Thursday, June 04, 2015

The new normal

I have never spoken much about it, but the floodgates opened today when I read this. No tribute this, nor a structured essay. It is a raw note, that may serve no purpose I am aware of. 

It was April '01. I was in school and my dad didn’t come to pick me up. Instead his friend and my aunt came to pick me up, driving down in my dad’s car. How strange a partnership, I told myself. But, I didn’t want to face reality just then, it was just a short distance home from school, and any horrible event could wait those 20 minutes. There was an ambulance leaving the apartment complex when I got home, albeit empty. Just a coincidence, I told myself and I went up home.


After that, life has never been normal again.

I was 15 when my dad died – neither here nor there. Not young enough to forget the normal and get acclimatized to the new normal.

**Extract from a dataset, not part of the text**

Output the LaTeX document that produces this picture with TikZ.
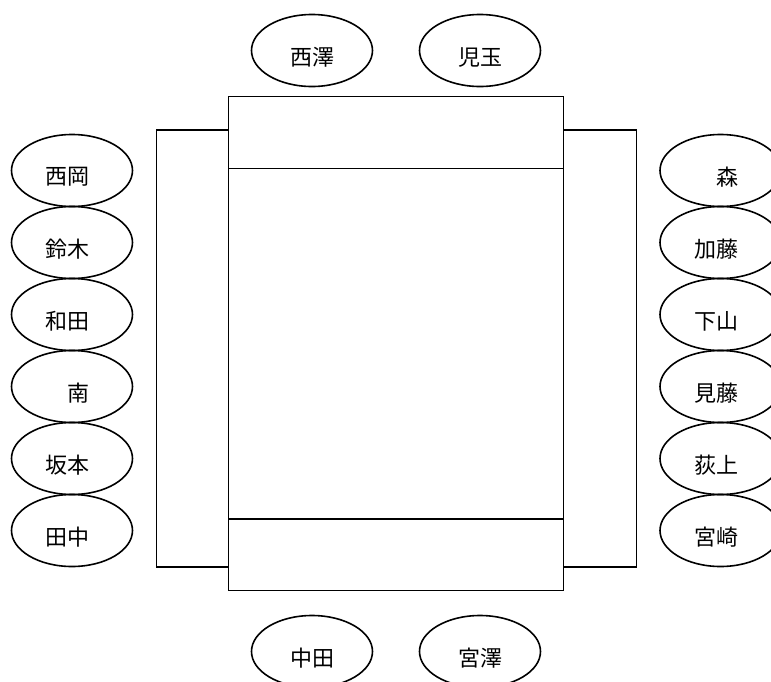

Not old enough to have already charted out a normal of my own. Well, that can be argued in different ways. Death alters the living irreversibly, no matter what age we are left at, after all.

All we talk about when someone dies is how we miss that person, how they leave behind a void, how we yearn for happy memories etc. Yes, I have gone through and still go through all those emotions. But, something more fundamental changes when someone close to you dies.

The biggest change when someone close to you dies is that nothing is something that only happens to someone else anymore. Sometimes, I wake up in the middle of the night to put my ears to the lungs of the person sleeping next to me, to make sure they are still breathing. At other times, I get paranoid when my mother doesn’t pick up the phone even when I call her 2-3 times in a span of ten minutes, and I promptly start calling everyone else she knows in the city to track her down. When I see an ambulance in the apartment complex, I am not able to brush it off any longer as happening to someone else; it could very well have been summoned for my house. Anyone calling me out of the blue is no longer a social call. It only means something has gone wrong with someone close to me that I am being called to be informed about.

In every scenario, in every next step, in every otherwise normal situation, death figures as a highly possible outcome and that’s how the normal changes. Living with this paranoia of facing death of a loved one again is the biggest punishment that this life has bestowed upon me. I think, no, I know that I had much rather die than live through the death of a loved one ever again. 

Whenever I am depressed with life, I tell myself that my dad’s death made me stronger, made me more resilient to face life’s challenges, geared me up for chaos and unhappiness and the transience of life. And then, the other me screams from within, “I didn’t want to be resilient. I just wanted to be normal and happy. I have no tangible use for this experience.” I have no answers to myself in those situations. Life can be led happier when there are no harsh lessons to learn, perhaps.

Most times, I feel guilty that I am not doing enough justice to my father’s memory. I do not necessarily miss him for the person he was. I only miss my own normal life that can be no more. But, seriously, think about it. It has been almost 15 years now since I last saw him in flesh and blood. Memory is a bitch, and I do not remember his smile, his facial features, his idiosyncrasies, his weird handwriting, in totality. I remember those things in bits and pieces, in individual situations. For instance, sometimes I sense the strong presence of his perfume. Not always though. 

We used to go out once every month for dinner – Mom, Dad and I. Same restaurant, same table, same orders, same waiter (yeah, they were called waiters then). A ritual.

We used to have home-made pooris and mushroom for dinner every Saturday – Mom, Dad and I. A ritual.

We would drive down to random places, right from East Coast Road to Pondicherry to Bangalore, mom and dad in the front, me sprawled at the back of the car. Random trips, no planning, no outside food. All food cooked and packed by mom, the entire journey driven around by dad. As familial as it can get.

And that’s what I lost with the death of my dad. Not money. Not a cushy life. Not that sense of protection that a male presence brings in. Because my mother has always made up for all that and been more than what my father could ever have been to me. 

I lost the feeling and sense and notion of being a family, and that’s something irreplaceable, and irreversible. That’s something that doesn’t heal with time. It never heals. And that's death's contribution to my life.